The 2008 Pulitzer Prizes were awarded yesterday, which begs the question: Are Pulitzers good for journalism?

Do awards cause journalists to work harder to refine their craft, or do they cause journalists to pander to award committees? Do the Pulitzers even recognize the best work in journalism or do they tend to only honor an elite sub-set of American journalism?

Do Pulitzers foment the wrong mindset? Instead of trying to win awards, journalists should be trying to win readers. No amount of awards will make a publication relevant to the audience that matters most — the public.

Jack Shafer of Slate blasted the Pulitzers again:

Whether you’re for or against the Pulitzer Prizes, there is no excuse for putting the winners on Page One.
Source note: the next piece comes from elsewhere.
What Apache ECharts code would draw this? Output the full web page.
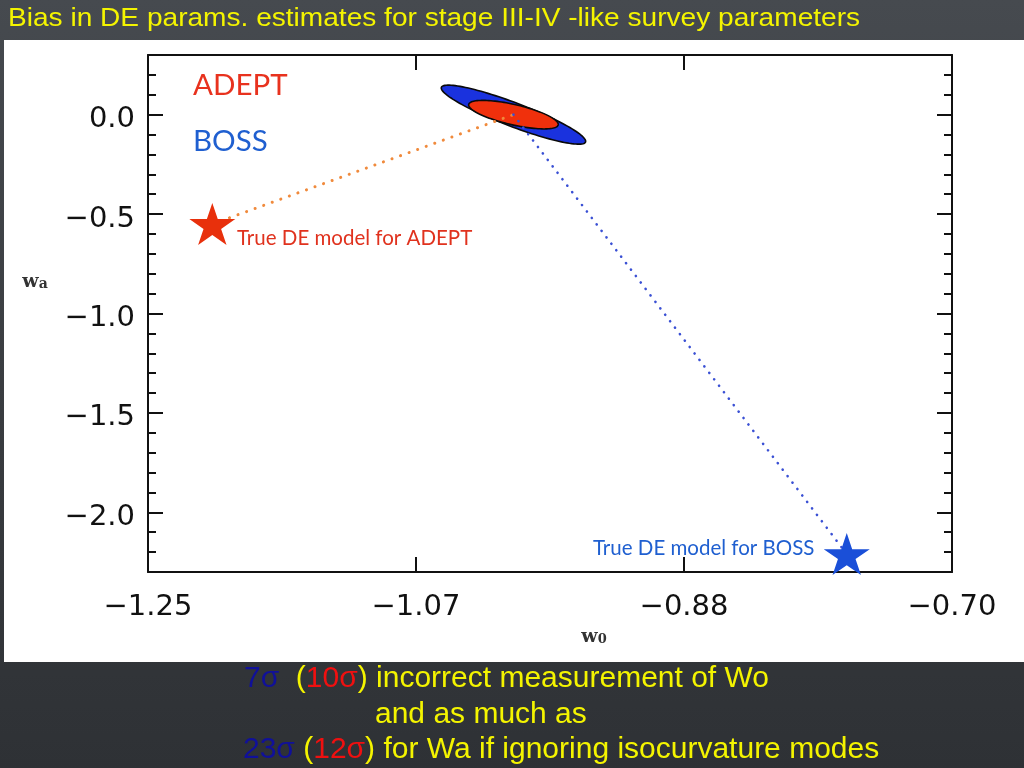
<!DOCTYPE html>
<html>
<head>
<meta charset="utf-8">
<script src="https://cdn.jsdelivr.net/npm/echarts@6/dist/echarts.min.js"></script>
<style>
html,body{margin:0;padding:0;width:1024px;height:768px;overflow:hidden;}
body{background:linear-gradient(180deg,#464a4f 0%,#3a3d41 50%,#2e3135 100%);}
#paper{position:absolute;left:4px;top:40px;width:1020px;height:622px;background:#fff;}
#chart{position:absolute;left:0;top:0;width:1024px;height:768px;}
</style>
</head>
<body>
<div id="paper"></div>
<div id="chart"></div>
<script>
// ---- data ----
const xTicks = [-1.25, -1.0667, -0.8833, -0.70];
const yTicks = [-2.0, -1.5, -1.0, -0.5, 0.0];
const yMinorTicks = [-2.2, -2.1, -1.9, -1.8, -1.7, -1.6, -1.4, -1.3, -1.2, -1.1,
                     -0.9, -0.8, -0.7, -0.6, -0.4, -0.3, -0.2, -0.1, 0.1, 0.2];
// fiducial-model confidence ellipses (BOSS, ADEPT)
const ellipseNames = ['BOSS', 'ADEPT'];
const ellipseCx = [-1.0, -1.0];
const ellipseCy = [0.0, 0.0];
const ellipseMajorDx = [0.0493, 0.0306];
const ellipseMajorDy = [-0.1375, -0.0515];
const ellipseMinorDx = [-0.0029, -0.0015];
const ellipseMinorDy = [-0.056, -0.05];
const ellipseColors = ['#1a32de', '#f0300c'];
// true DE models
const adeptTrue = [-1.206, -0.55];
const bossTrue = [-0.772, -2.21];
const fiducial = [-1.0, 0.0];

const starPath = 'path://M50,0L61.23,34.55L97.55,34.55L68.17,55.9L79.39,90.45L50,69.1L20.61,90.45L31.83,55.9L2.45,34.55L38.77,34.55Z';

const ellipseData = ellipseCx.map((c, i) => [c, ellipseCy[i], ellipseMajorDx[i], ellipseMajorDy[i], ellipseMinorDx[i], ellipseMinorDy[i]]);

function fmtX(v){ return '\u2212' + Math.abs(v).toFixed(2); }
function fmtY(v){ return '{t|' + (Math.abs(v) < 1e-9 ? '0.0' : '\u2212' + Math.abs(v).toFixed(1)) + '}'; }

const tickFont = {fontFamily: 'DejaVu Sans', fontSize: 29, color: '#111'};
const frameLine = {show: true, onZero: false, lineStyle: {color: '#111', width: 2}};

function xAx(pos, labels){
  return {
    type: 'value', position: pos, min: -1.25, max: -0.70,
    axisLine: frameLine, splitLine: {show: false},
    axisTick: {show: true, inside: true, length: 15, customValues: xTicks, lineStyle: {color: '#111', width: 2}},
    axisLabel: Object.assign({show: labels, customValues: xTicks, formatter: fmtX, margin: 21}, tickFont)
  };
}
function yAx(pos, vals, len, labels, line){
  return {
    type: 'value', position: pos, min: -2.3, max: 0.3,
    axisLine: line ? frameLine : {show: false, onZero: false}, splitLine: {show: false},
    axisTick: {show: true, inside: true, length: len, customValues: vals, lineStyle: {color: '#111', width: 2}},
    axisLabel: Object.assign({show: labels, customValues: vals, formatter: fmtY, margin: 13,
      rich: {t: {fontFamily: 'DejaVu Sans', fontSize: 29, color: '#111', padding: [10, 0, 0, 0]}}}, tickFont)
  };
}

const chart = echarts.init(document.getElementById('chart'), null, {renderer: 'canvas'});
chart.setOption({
  backgroundColor: 'transparent',
  animation: false,
  grid: {left: 148, right: 72, top: 55, bottom: 196, containLabel: false},
  xAxis: [xAx('bottom', true), xAx('top', false)],
  yAxis: [
    yAx('left', yTicks, 15, true, true),
    yAx('left', yMinorTicks, 8, false, false),
    yAx('right', yTicks, 15, false, true),
    yAx('right', yMinorTicks, 8, false, false)
  ],
  series: [
    {
      type: 'custom', xAxisIndex: 0, yAxisIndex: 0, z: 2,
      data: ellipseData,
      encode: {x: 0, y: 1},
      renderItem: function(params, api){
        const cx = api.value(0), cy = api.value(1);
        const ax = api.value(2), ay = api.value(3), bx = api.value(4), by = api.value(5);
        const pts = [];
        for (let k = 0; k < 120; k++){
          const t = 2 * Math.PI * k / 120;
          pts.push(api.coord([cx + ax * Math.cos(t) + bx * Math.sin(t), cy + ay * Math.cos(t) + by * Math.sin(t)]));
        }
        return {type: 'polygon', shape: {points: pts},
          style: {fill: ellipseColors[params.dataIndex], stroke: '#0a0a0a', lineWidth: 1.6}};
      }
    },
    {
      type: 'line', xAxisIndex: 0, yAxisIndex: 0, z: 3, symbol: 'none',
      data: [adeptTrue, fiducial],
      lineStyle: {color: '#f08a3c', width: 3, type: [0.1, 9], cap: 'round'}
    },
    {
      type: 'line', xAxisIndex: 0, yAxisIndex: 0, z: 3, symbol: 'none',
      data: [fiducial, bossTrue],
      lineStyle: {color: '#3a50d4', width: 2.6, type: [0.1, 8], cap: 'round'}
    },
    {
      type: 'scatter', xAxisIndex: 0, yAxisIndex: 0, z: 4,
      symbol: starPath, symbolSize: [46, 42],
      itemStyle: {color: '#e8300c', opacity: 1},
      data: [adeptTrue]
    },
    {
      type: 'scatter', xAxisIndex: 0, yAxisIndex: 0, z: 4,
      symbol: starPath, symbolSize: [46, 42],
      itemStyle: {color: '#1a4fd8', opacity: 1},
      data: [bossTrue]
    }
  ],
  graphic: [
    {type: 'text', x: 8, y: 19, scaleX: 1.08, style: {text: 'Bias in DE params. estimates for stage III-IV -like survey parameters',
      fill: '#f4f400', font: '26px "Liberation Sans", Arial, sans-serif', textVerticalAlign: 'middle'}},
    {type: 'text', x: 193, y: 85, style: {text: 'ADEPT', fill: '#e8321e', font: '29.5px Lato, sans-serif', textVerticalAlign: 'middle'}},
    {type: 'text', x: 193, y: 141, style: {text: 'BOSS', fill: '#1f5fd0', font: '29.5px Lato, sans-serif', textVerticalAlign: 'middle'}},
    {type: 'text', x: 237, y: 238, style: {text: 'True DE model for ADEPT', fill: '#e0321e', font: '20.5px Lato, sans-serif', textVerticalAlign: 'middle'}},
    {type: 'text', x: 593, y: 548, style: {text: 'True DE model for BOSS', fill: '#1f5fd0', font: '20.5px Lato, sans-serif', textVerticalAlign: 'middle'}},
    {type: 'text', x: 35, y: 282, style: {
      text: '{w|w}{s|a}', textAlign: 'center', textVerticalAlign: 'middle',
      rich: {w: {font: 'bold 19px "DejaVu Serif", serif', fill: '#333'}, s: {font: 'bold 14px "DejaVu Serif", serif', fill: '#333', padding: [4, 0, 0, 0]}}}},
    {type: 'text', x: 594, y: 637, style: {
      text: '{w|w}{s|0}', textAlign: 'center', textVerticalAlign: 'middle',
      rich: {w: {font: 'bold 19px "DejaVu Serif", serif', fill: '#333'}, s: {font: 'bold 13px "DejaVu Serif", serif', fill: '#333', padding: [5, 0, 0, 0]}}}},
    {type: 'text', x: 244, y: 679, style: {
      text: '{b|7σ}{y|  (}{r|10σ}{y|) incorrect measurement of Wo}', textVerticalAlign: 'middle',
      rich: {b: {fill: '#10109a', font: '30px "Liberation Sans", Arial'}, y: {fill: '#f4f400', font: '30px "Liberation Sans", Arial'}, r: {fill: '#f01010', font: '30px "Liberation Sans", Arial'}}}},
    {type: 'text', x: 375, y: 715, style: {
      text: 'and as much as', textVerticalAlign: 'middle', fill: '#f4f400', font: '30px "Liberation Sans", Arial'}},
    {type: 'text', x: 243, y: 750, style: {
      text: '{b|23σ}{y| (}{r|12σ}{y|) for Wa if ignoring isocurvature modes}', textVerticalAlign: 'middle',
      rich: {b: {fill: '#10109a', font: '30px "Liberation Sans", Arial'}, y: {fill: '#f4f400', font: '30px "Liberation Sans", Arial'}, r: {fill: '#f01010', font: '30px "Liberation Sans", Arial'}}}}
  ]
});
</script>
</body>
</html>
For one thing, the payout is a paltry $10,000. People win $10,000 every day in the lottery, and they don’t make Page One. For another, the Pulitzers for journalism aren’t for the best journalism of the year, merely the best newspaper journalism of the year. Make that the best American newspaper journalism of the year. Even the Academy Awards are more ecumenical than the Pulitzers, honoring foreign films, short subjects, technical achievement, animated features, and even the Jean Hersholt Humanitarian Award (As long as we’re cataloging the Ewwww Factor, don’t forget that the Pulitzers are named after one of the inventors of yellow journalism, Joseph Pulitzer.)

Do you think the average person really cares who wins awards? Or do they just care about good, relevant journalism? I’m betting on the latter, and they’re not synonymous.